Republican legislators have graciously supplied me with a new case study for the campaign manual that will someday make me rich, to be titled "How to Confuse Voters with Numbers."
First, a hat-tip to GOP state Rep. Keith Downey of Edina, who is asking voters to send him to the state Senate next year. He gave me a copy of his postsession newsletter, and I pounced on its big bold numbers:
"Minnesota Budget Turnaround. Last year: $5.1 billion deficit. This year: $1.2 billion surplus."

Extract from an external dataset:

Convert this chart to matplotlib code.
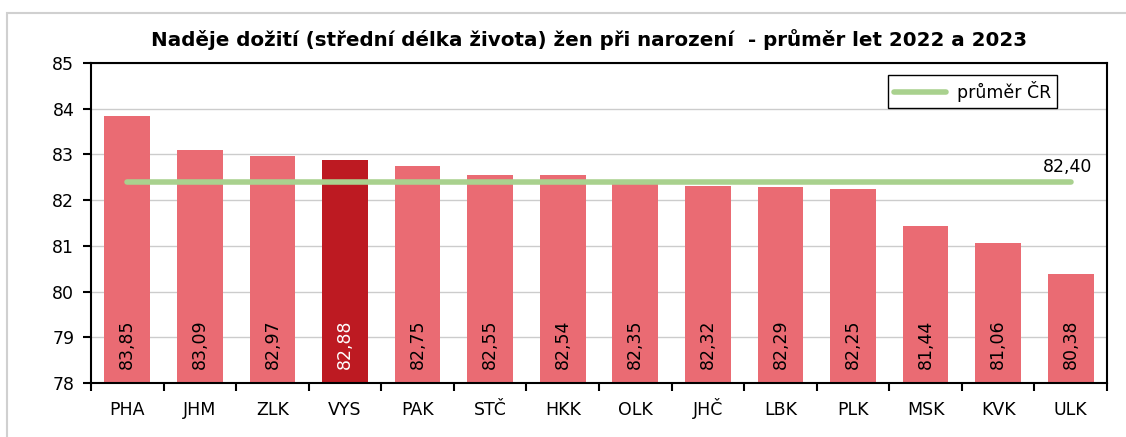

It's not entirely fair to pick on Downey. He's a retired business consultant known to be more attentive to numerical reality than your average Joe Legislator. He's also not alone. A lot of incumbent Republicans and their PAC friends are flaunting the same stats.
But Downey was handy, so I pressed him: "You know that there's a school shift built into the 2011 number but omitted from the 2012 side, right? Isn't that misleading?"
He quibbled, then checked, then called to concede my point but also to offer the defense that his numbers are true to current law, then and now.
On that point, Downey is right. In crafty politicians' hands, current law is a magically malleable thing.
"The shift" is Capitolspeak for delaying school payments and adjusting property tax accounting to give the state a one-time budget boost and send schools an IOU against which they can borrow to achieve full funding.